"All the talk about their defense versus our offense and the next thing that gets talked about is their offense; I don't think that leaves very much room for discussion about our defense," Notre Dame defensive coordinator Rick Minter said.
The headlines might not be about the Irish defense vs. the Buckeye offense but it could very well determine the outcome of Monday's game. For the Irish defense, they have heard the talk all year. Quinn, Jeff Samardzija, Maurice Stovall and Darius Walker have got much of the attention and deservedly so. This is nothing new for this group.
"At this point of the season, with everyone talking about the Notre Dame offense versus whatever defense, we've heard it all season long," defensive end Victor Abiamiri said. "Being able to get to play in a big-time bowl game in front of a national audience where everyone will be watching us, we can show what type of defense we have."
The Irish defense will have their work cut out for them. Ohio State might be getting hot at just the right time. Quarterback Troy Smith, known more for his feet than his arm, passed for 200 yards or more five of the final six games, including 300 in a 25-21 win over archrival Michigan in Ann Arbor. He led the Big Ten in quarterback efficiency and threw only four interceptions in 209 attempts. The Notre Dame defenders believe they can't let Smith and company force the Irish into playing Buckeye ball.
"They have a lot of playmakers on offense and usually things center around the quarterback," linebacker Brandon Hoyte said. "For us, it's not a matter of worrying about what they do but more of how well we play. If you look at our schedule, we've played the best team in the nation. It's not the shock of talent that we are worried about but more of what we need to do and what we need to do to better ourselves."
The hard-hitting ability of the Irish defense has caught the attention of the Ohio State offense. Big hitters are everywhere on that side of the ball for Notre Dame. Hoyte, Tom Zbikowski and Chinedum Ndukwe are just a few names that can make some opposing players woozy with bone-crushing hits. This is a defense that seriously roughed up one of the better quarterback in college football, USC's Matt Leinart. The group wears this toughness label as a badge of honor.
"It's something no stat can tell," Zbikowski said. "When the other team is looking at how fast we run around and how hard we hit, that's something in their mind."
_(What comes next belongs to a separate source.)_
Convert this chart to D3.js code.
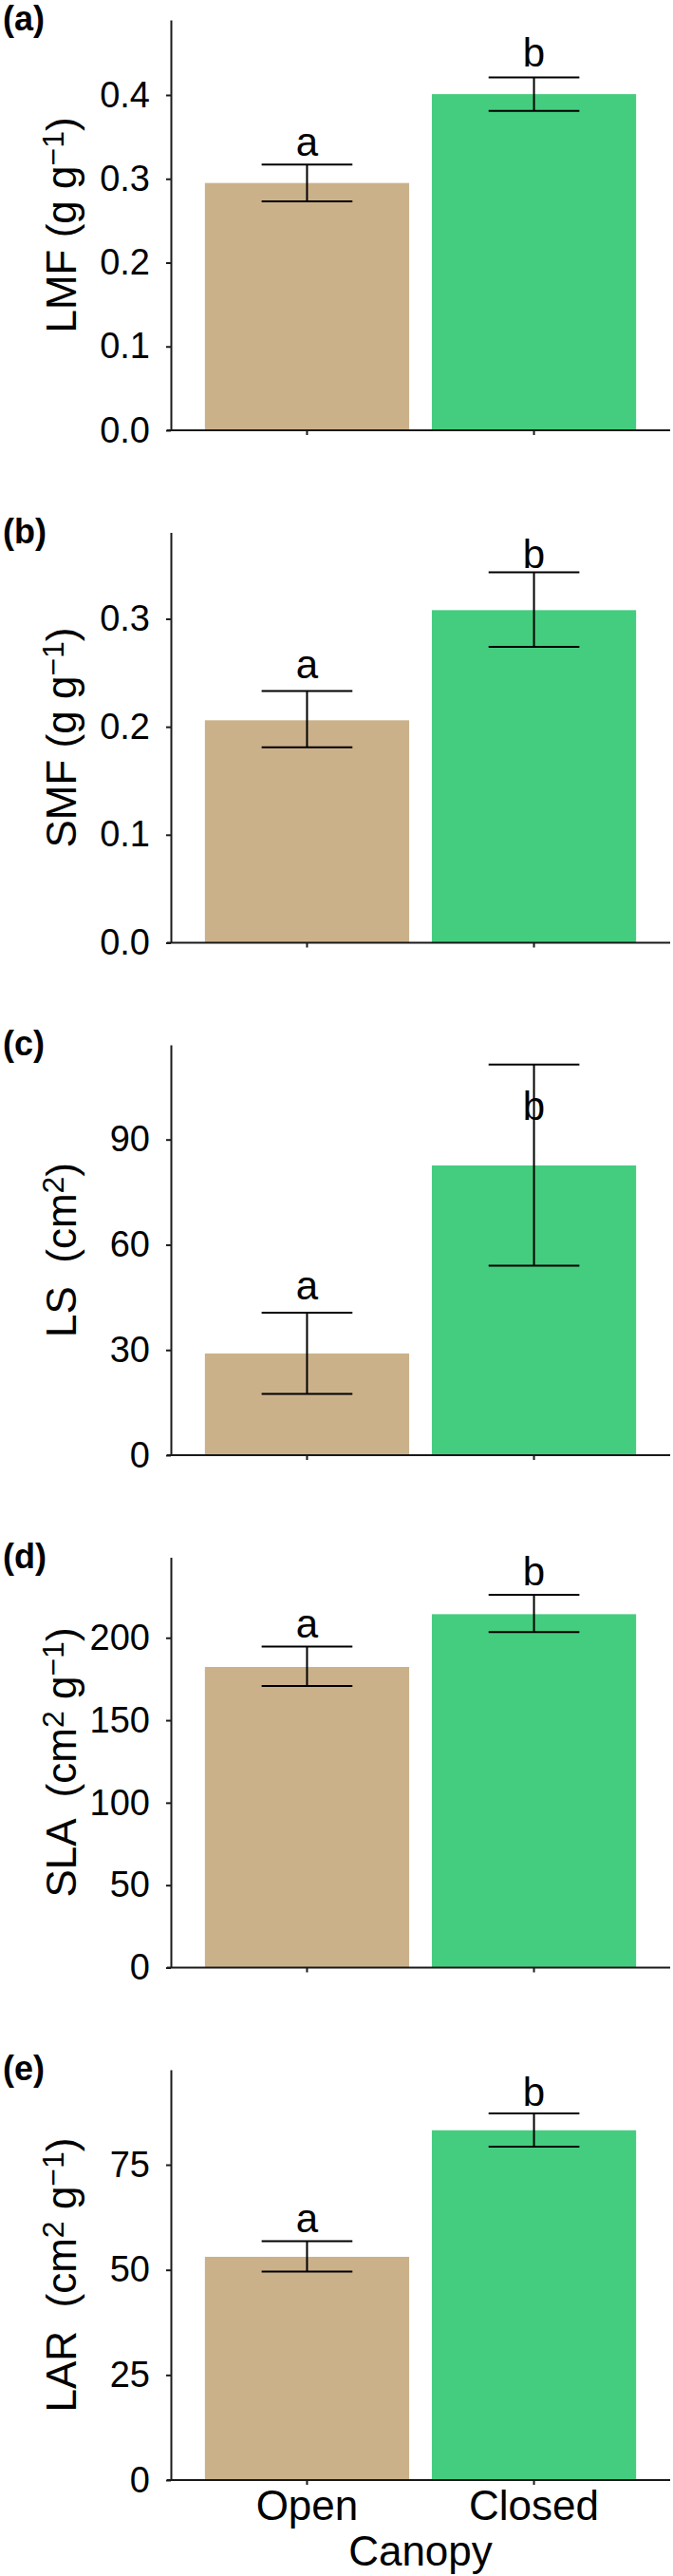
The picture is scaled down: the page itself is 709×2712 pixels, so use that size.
<!DOCTYPE html>
<html lang="en">
<head>
<meta charset="UTF-8">
<title>Canopy traits</title>
<script src="https://cdn.jsdelivr.net/npm/d3@7"></script>
<style>
    body { margin: 0; background: #fff; }
    svg { display: block; font-family: "Liberation Sans", Arial, sans-serif; }
    .axis path, .axis line { stroke: #1a1a1a; stroke-width: 2px; }
    .axis text { font-size: 38px; fill: #000; font-family: "Liberation Sans", Arial, sans-serif; }
    .err { stroke: #000; stroke-width: 2px; }
</style>
</head>
<body>
<script>
    // canopy groups and bar colours
    const groups = ["Open", "Closed"];
    const barColors = ["#cbb18a", "#44cd7f"];
    const letters = ["a", "b"];

    // panel tags and y axis titles
    const panelTags = ["(a)", "(b)", "(c)", "(d)", "(e)"];
    const traitNames = ["LMF ", "SMF ", "LS  ", "SLA  ", "LAR  "];

    // values: mean, lower and upper error limits, letter heights
    const lmfMean = [0.295, 0.401], lmfLow = [0.273, 0.381], lmfHigh = [0.317, 0.421], lmfLetterY = [0.327, 0.434];
    const smfMean = [0.206, 0.308], smfLow = [0.181, 0.274], smfHigh = [0.233, 0.343], smfLetterY = [0.245, 0.347];
    const lsMean = [29.0, 82.6], lsLow = [17.5, 54.0], lsHigh = [40.6, 111.4], lsLetterY = [44.5, 95.6];
    const slaMean = [182.3, 214.3], slaLow = [170.8, 203.4], slaHigh = [194.6, 226.0], slaLetterY = [200, 231.7];
    const larMean = [53.1, 83.2], larLow = [49.6, 79.3], larHigh = [56.8, 87.2], larLetterY = [58.9, 89.0];

    // y axis ticks and upper limits
    const lmfTicks = [0, 0.1, 0.2, 0.3, 0.4];
    const smfTicks = [0, 0.1, 0.2, 0.3];
    const lsTicks = [0, 30, 60, 90];
    const slaTicks = [0, 50, 100, 150, 200];
    const larTicks = [0, 25, 50, 75];
    const yMaxes = [0.4895, 0.380, 117, 248.8, 97.6];

    const panels = [
        { mean: lmfMean, low: lmfLow, high: lmfHigh, ly: lmfLetterY, ticks: lmfTicks, fmt: d3.format(".1f"), unit: [["(g g", 0], ["\u22121", 1], [")", 0]] },
        { mean: smfMean, low: smfLow, high: smfHigh, ly: smfLetterY, ticks: smfTicks, fmt: d3.format(".1f"), unit: [["(g g", 0], ["\u22121", 1], [")", 0]] },
        { mean: lsMean, low: lsLow, high: lsHigh, ly: lsLetterY, ticks: lsTicks, fmt: d3.format("d"), unit: [["(cm", 0], ["2", 1], [")", 0]] },
        { mean: slaMean, low: slaLow, high: slaHigh, ly: slaLetterY, ticks: slaTicks, fmt: d3.format("d"), unit: [["(cm", 0], ["2", 1], [" g", 0], ["\u22121", 1], [")", 0]] },
        { mean: larMean, low: larLow, high: larHigh, ly: larLetterY, ticks: larTicks, fmt: d3.format("d"), unit: [["(cm", 0], ["2", 1], [" g", 0], ["\u22121", 1], [")", 0]] }
    ];

    const width = 709, height = 2712;
    const left = 180, right = 706, plotH = 432, firstTop = 21, panelStep = 539.5;
    const titleSize = 44, supSize = 32;

    const svg = d3.select("body").append("svg")
        .attr("width", width)
        .attr("height", height);

    const x = d3.scaleBand()
        .domain(groups)
        .range([left, right])
        .paddingInner(0.1)
        .paddingOuter(0.15);
    const capW = x.step() * 0.4;

    panels.forEach((p, i) => {
        const top = firstTop + panelStep * i;
        const g = svg.append("g").attr("transform", `translate(0,${top})`);
        const y = d3.scaleLinear().domain([0, yMaxes[i]]).range([plotH, 0]);

        // bars
        g.selectAll(".bar")
            .data(groups)
            .enter().append("rect")
            .attr("class", "bar")
            .attr("x", d => x(d))
            .attr("width", x.bandwidth())
            .attr("y", (d, j) => y(p.mean[j]))
            .attr("height", (d, j) => y(0) - y(p.mean[j]))
            .attr("fill", (d, j) => barColors[j]);

        // error bars
        const eb = g.selectAll(".eb")
            .data(groups)
            .enter().append("g")
            .attr("class", "eb")
            .attr("transform", d => `translate(${x(d) + x.bandwidth() / 2},0)`);
        eb.append("line").attr("class", "err")
            .attr("y1", (d, j) => y(p.low[j])).attr("y2", (d, j) => y(p.high[j]));
        eb.append("line").attr("class", "err")
            .attr("x1", -capW / 2).attr("x2", capW / 2)
            .attr("y1", (d, j) => y(p.high[j])).attr("y2", (d, j) => y(p.high[j]));
        eb.append("line").attr("class", "err")
            .attr("x1", -capW / 2).attr("x2", capW / 2)
            .attr("y1", (d, j) => y(p.low[j])).attr("y2", (d, j) => y(p.low[j]));

        // significance letters
        g.selectAll(".letter")
            .data(groups)
            .enter().append("text")
            .attr("class", "letter")
            .attr("x", d => x(d) + x.bandwidth() / 2)
            .attr("y", (d, j) => y(p.ly[j]))
            .attr("text-anchor", "middle")
            .style("font-size", "42px")
            .text((d, j) => letters[j]);

        // y axis
        g.append("g")
            .attr("class", "axis")
            .attr("transform", `translate(${left},0)`)
            .call(d3.axisLeft(y).tickValues(p.ticks).tickFormat(p.fmt).tickSize(5).tickSizeOuter(0).tickPadding(17));

        // x axis
        const xa = g.append("g")
            .attr("class", "axis")
            .attr("transform", `translate(0,${plotH})`)
            .call(d3.axisBottom(x).tickSize(5).tickSizeOuter(0).tickPadding(6));
        xa.select(".domain").attr("d", `M${left - 4},0H${right}`);
        if (i < panels.length - 1) {
            xa.selectAll(".tick text").remove();
        } else {
            xa.selectAll(".tick text").style("font-size", "44px");
        }

        // y axis title with superscripts
        const t = g.append("text")
            .attr("transform", `translate(80,${plotH / 2}) rotate(-90)`)
            .attr("text-anchor", "middle")
            .style("font-size", titleSize + "px")
            .style("white-space", "pre");
        t.append("tspan").text(traitNames[i]);
        p.unit.forEach((u, k) => {
            const prev = k > 0 ? p.unit[k - 1][1] : 0;
            const shift = u[1] === prev ? 0 : (u[1] ? -13 : 13);
            t.append("tspan")
                .attr("dy", shift)
                .style("font-size", (u[1] ? supSize : titleSize) + "px")
                .text(u[0]);
        });

        // panel tag
        svg.append("text")
            .attr("x", 3)
            .attr("y", top + 11)
            .style("font-size", "36px")
            .style("font-weight", "bold")
            .text(panelTags[i]);
    });

    // x axis title
    svg.append("text")
        .attr("x", (left + right) / 2)
        .attr("y", 2701)
        .attr("text-anchor", "middle")
        .style("font-size", "44px")
        .text("Canopy");
</script>
</body>
</html>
"Notre Dame's defense is one of the more physical defenses that we'll play," Smith said. "They are overshadowed by their offense but they do great things. They are a pretty good defense. They are strong, athletic and fast. They have smart guys back there. It's going to be a great game because they are going to bring some things to the table that we're going to have to adjust to.
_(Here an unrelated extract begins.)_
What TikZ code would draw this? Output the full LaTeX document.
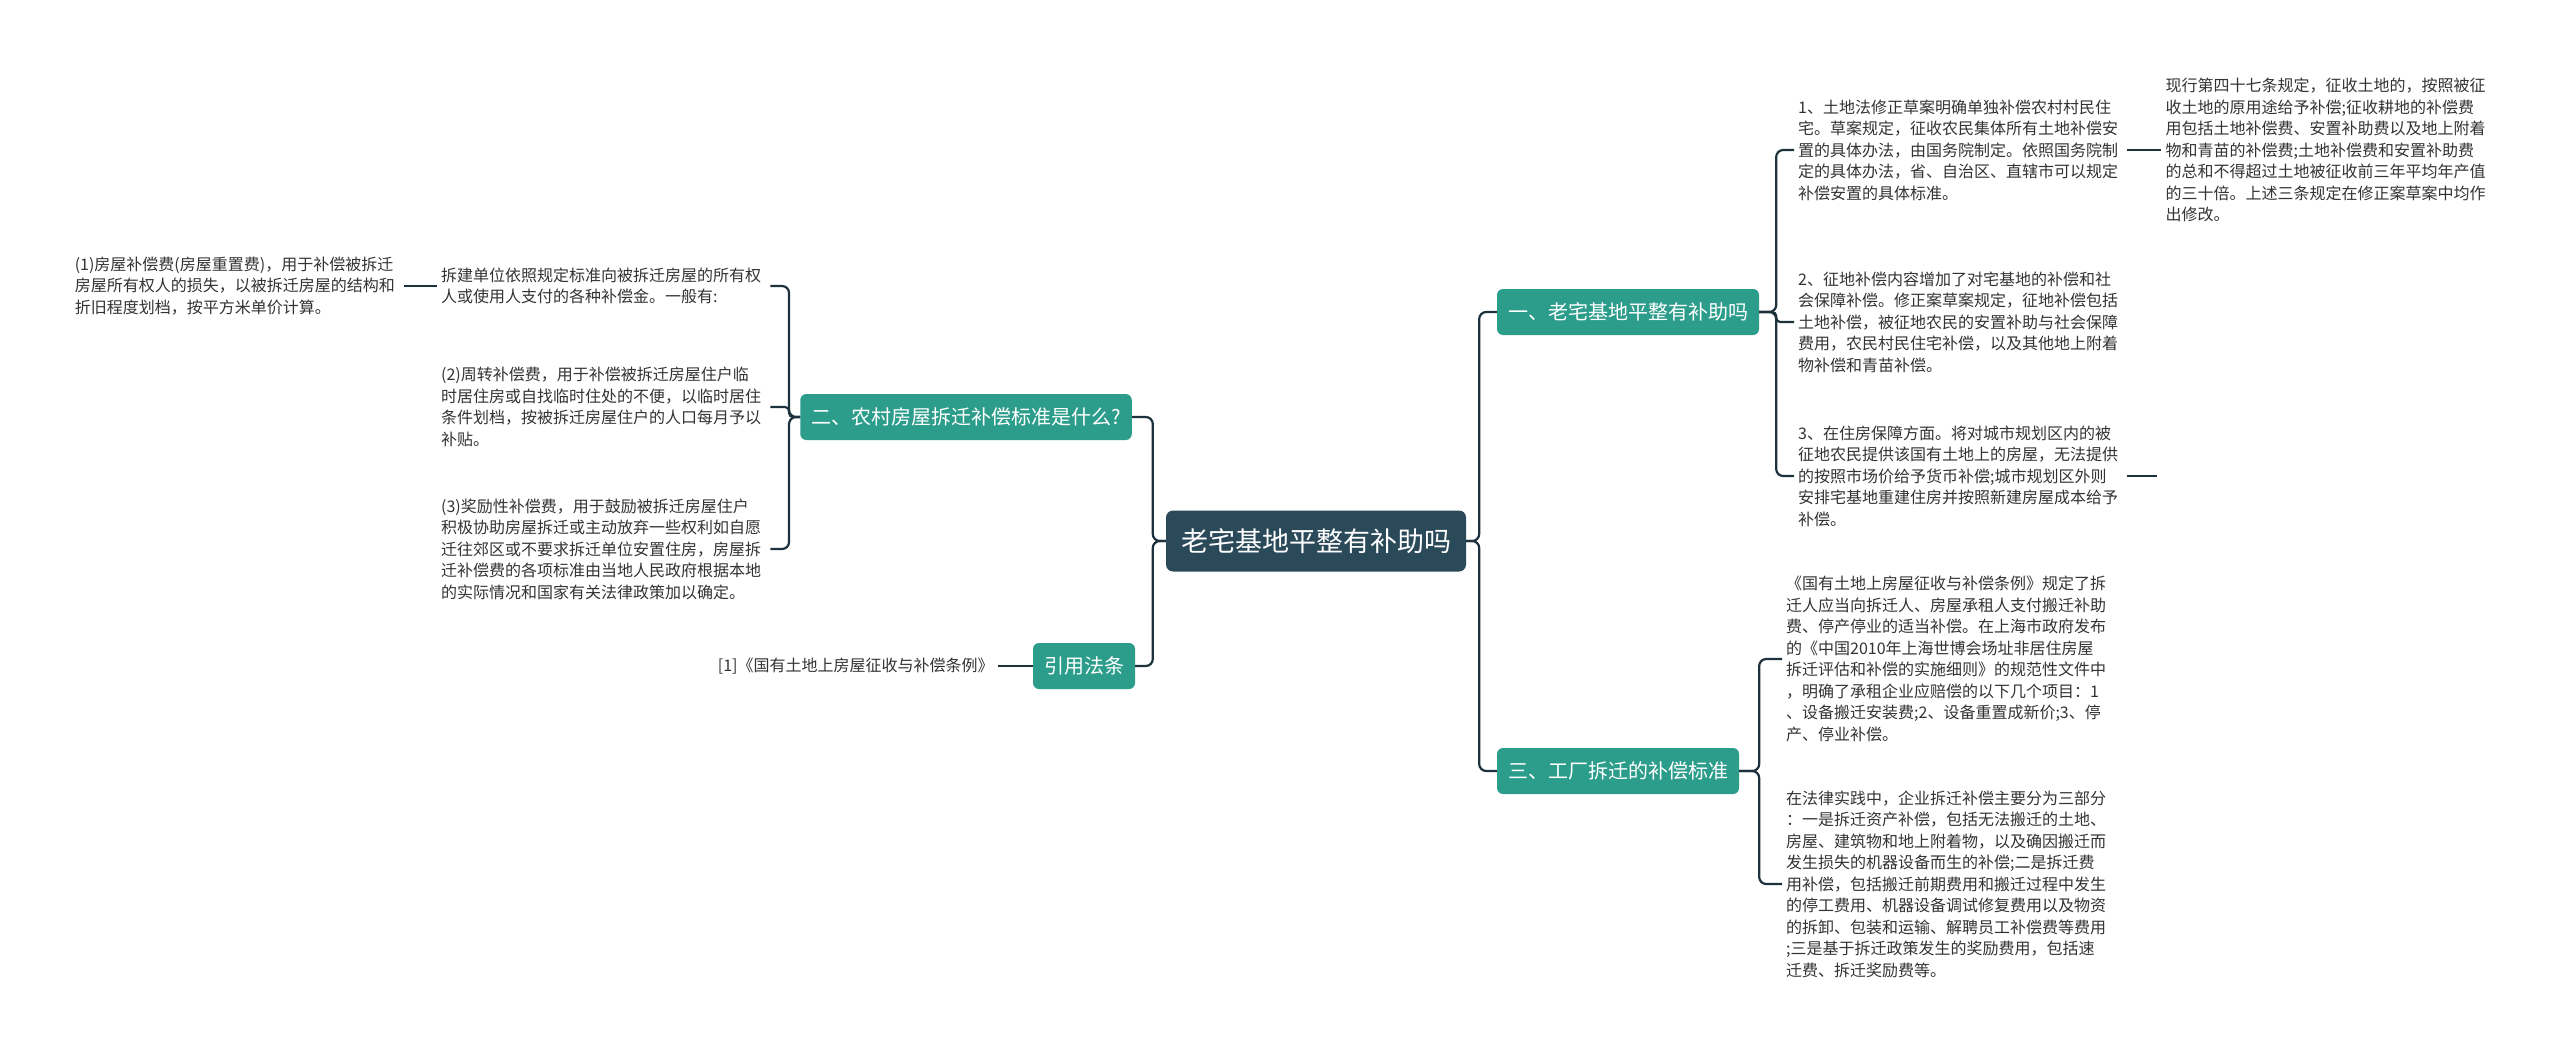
\documentclass[tikz,border=0pt]{standalone}
\usepackage{fontspec}
\setmainfont{Noto Sans CJK SC}
\usetikzlibrary{positioning}
\definecolor{teal1}{RGB}{44,157,138}
\definecolor{slate}{RGB}{42,73,89}
\definecolor{linec}{RGB}{29,50,60}
\definecolor{txtc}{RGB}{51,51,51}

\begin{document}
\begin{tikzpicture}[x=1pt,y=-1pt,
  rootbox/.style={fill=slate,text=white,rounded corners=7pt,inner xsep=15pt,
                  minimum height=61pt,font=\fontsize{27}{32}\selectfont},
  topic/.style={fill=teal1,text=white,rounded corners=6pt,inner xsep=11pt,
                minimum height=46pt,font=\fontsize{20}{24}\selectfont},
  note/.style={text=txtc,inner xsep=4pt,inner ysep=0pt,font=\fontsize{16}{21.5}\selectfont},
  para/.style={note,align=left,text width=325pt},
  link/.style={draw=linec,line width=2.2pt,rounded corners=7pt}]
  \fill[white] (0,0) rectangle (2560,1051);
  \useasboundingbox (0,0) rectangle (2560,1051);
  \node[rootbox] (root) at (1316,541) {老宅基地平整有补助吗};
  %  -- - left: 二 -- -
  \node[topic] (l0) at (966,417) {二、农村房屋拆迁补偿标准是什么?};
  \node[para,anchor=west] (l1) at (437,286) {拆建单位依照规定标准向被拆迁房屋的所有权\\人或使用人支付的各种补偿金。一般有:};
  \node[para,left=33pt of l1] (l1a) {(1)房屋补偿费(房屋重置费)，用于补偿被拆迁\\房屋所有权人的损失，以被拆迁房屋的结构和\\折旧程度划档，按平方米单价计算。};
  \node[para,anchor=west] (l2) at (437,407) {(2)周转补偿费，用于补偿被拆迁房屋住户临\\时居住房或自找临时住处的不便，以临时居住\\条件划档，按被拆迁房屋住户的人口每月予以\\补贴。};
  \node[para,anchor=west] (l3) at (437,549) {(3)奖励性补偿费，用于鼓励被拆迁房屋住户\\积极协助房屋拆迁或主动放弃一些权利如自愿\\迁往郊区或不要求拆迁单位安置住房，房屋拆\\迁补偿费的各项标准由当地人民政府根据本地\\的实际情况和国家有关法律政策加以确定。};
  \draw[link] (root.west) -- ++(-13,0) |- (l0.east);
  \draw[link] (l0.west) -- ++(-11,0) |- (l1.east);
  \draw[link,rounded corners=4pt] (l0.west) -- ++(-11,0) |- (l2.east);
  \draw[link] (l0.west) -- ++(-11,0) |- (l3.east);
  \draw[link] (l1a.east) -- (l1.west);
  %  -- - left: 引用法条 -- -
  \node[topic] (l4) at (1084,666) {引用法条};
  \node[note,left=35pt of l4] (l4a) {[1]《国有土地上房屋征收与补偿条例》};
  \draw[link] (root.west) -- ++(-13,0) |- (l4.east);
  \draw[link] (l4a.east) -- (l4.west);
  %  -- - right: 一 -- -
  \node[topic] (r1) at (1628,312) {一、老宅基地平整有补助吗};
  \node[para,anchor=west] (c1) at (1794,150) {1、土地法修正草案明确单独补偿农村村民住\\宅。草案规定，征收农民集体所有土地补偿安\\置的具体办法，由国务院制定。依照国务院制\\定的具体办法，省、自治区、直辖市可以规定\\补偿安置的具体标准。};
  \node[para,right=34pt of c1] (c1a) {现行第四十七条规定，征收土地的，按照被征\\收土地的原用途给予补偿;征收耕地的补偿费\\用包括土地补偿费、安置补助费以及地上附着\\物和青苗的补偿费;土地补偿费和安置补助费\\的总和不得超过土地被征收前三年平均年产值\\的三十倍。上述三条规定在修正案草案中均作\\出修改。};
  \node[para,anchor=west] (c2) at (1794,322) {2、征地补偿内容增加了对宅基地的补偿和社\\会保障补偿。修正案草案规定，征地补偿包括\\土地补偿，被征地农民的安置补助与社会保障\\费用，农民村民住宅补偿，以及其他地上附着\\物补偿和青苗补偿。};
  \node[para,anchor=west] (c3) at (1794,476) {3、在住房保障方面。将对城市规划区内的被\\征地农民提供该国有土地上的房屋，无法提供\\的按照市场价给予货币补偿;城市规划区外则\\安排宅基地重建住房并按照新建房屋成本给予\\补偿。};
  \coordinate (c3e) at ([xshift=30pt]c3.east);
  \draw[link] (root.east) -- ++(13,0) |- (r1.west);
  \draw[link] (r1.east) -- ++(17,0) |- (c1.west);
  \draw[link,rounded corners=4pt] (r1.east) -- ++(17,0) |- (c2.west);
  \draw[link] (r1.east) -- ++(17,0) |- (c3.west);
  \draw[link] (c1.east) -- (c1a.west);
  \draw[link] (c3.east) -- (c3e);
  %  -- - right: 三 -- -
  \node[topic] (r2) at (1618,771) {三、工厂拆迁的补偿标准};
  \node[para,anchor=west] (d1) at (1782,659) {《国有土地上房屋征收与补偿条例》规定了拆\\迁人应当向拆迁人、房屋承租人支付搬迁补助\\费、停产停业的适当补偿。在上海市政府发布\\的《中国2010年上海世博会场址非居住房屋\\拆迁评估和补偿的实施细则》的规范性文件中\\，明确了承租企业应赔偿的以下几个项目：1\\、设备搬迁安装费;2、设备重置成新价;3、停\\产、停业补偿。};
  \node[para,anchor=west] (d2) at (1782,884) {在法律实践中，企业拆迁补偿主要分为三部分\\：一是拆迁资产补偿，包括无法搬迁的土地、\\房屋、建筑物和地上附着物，以及确因搬迁而\\发生损失的机器设备而生的补偿;二是拆迁费\\用补偿，包括搬迁前期费用和搬迁过程中发生\\的停工费用、机器设备调试修复费用以及物资\\的拆卸、包装和运输、解聘员工补偿费等费用\\;三是基于拆迁政策发生的奖励费用，包括速\\迁费、拆迁奖励费等。};
  \draw[link] (root.east) -- ++(13,0) |- (r2.west);
  \draw[link] (r2.east) -- ++(20,0) |- (d1.west);
  \draw[link] (r2.east) -- ++(20,0) |- (d2.west);
\end{tikzpicture}
\end{document}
"Two athletic guys at the safety spot. One guy is the punt returner and the other is a smash mouth guy that'll hit you when he gets a chance. You have to be on edge at all times because they bring the wood."
Another group that brings the wood is the Ohio State linebacking core. Led by Hawk, who won the Lombardi Award as the nation's top linemen/linebacker, plenty of attention and praise has been showered on the talented trio. This has a built-in advantage for Notre Dame. The Irish linebacker unit, led by Hoyte and complimented by fifth-year senior Corey Mays and sophomore Maurice Crum, haven't had a bad year themselves. Hoyte was the team's leading tackler and racked up 15.5 tackles for loss. Mays was second in tackles with 68 while the youngster Crum has been praised by head coach Charlie Weis as being a "football player," one of the highest compliments an Irish player can receive from the man in charge. This group wants to rise to the competitive challenge in the Fiesta Bowl and make people talk about their group instead of the Ohio State unit.
"I was talking to Mo Crum about this," Hoyte said. "We were talking about when you play against a team that has great talent at the position you play, if you're worth anything, that should raise your level. That's motivation. It's all about competition. I look at it this way: all the hype coming into the game is about them but what's going to be the story after the game? How can we take our game to the next level?"
In time, the Notre Dame defense might be able to take their game to that next level. Hoyte and Mays will be missed next year but able backups, nine starters returning and a great recruiting class could help minimize the loss. This season, the Irish were 63rd in total defense but another year in Minter's system with help from defensive coaches Jappy Oliver and Bill Lewis could improve this number in 2006. For this week, the Irish have a chance to outshine a highly-rated Buckeye group and help Notre Dame break their 11-year bowl losing streak.
"Ohio State has a great defense and the numbers to back it up," Minter said. "We're not that kind of defense at this moment. But what we have been, more than anything, is an opportunistic defense. We give up a big play or two, rally and make up for our own sins. We've been a rallying defense and overcome some of our miscues."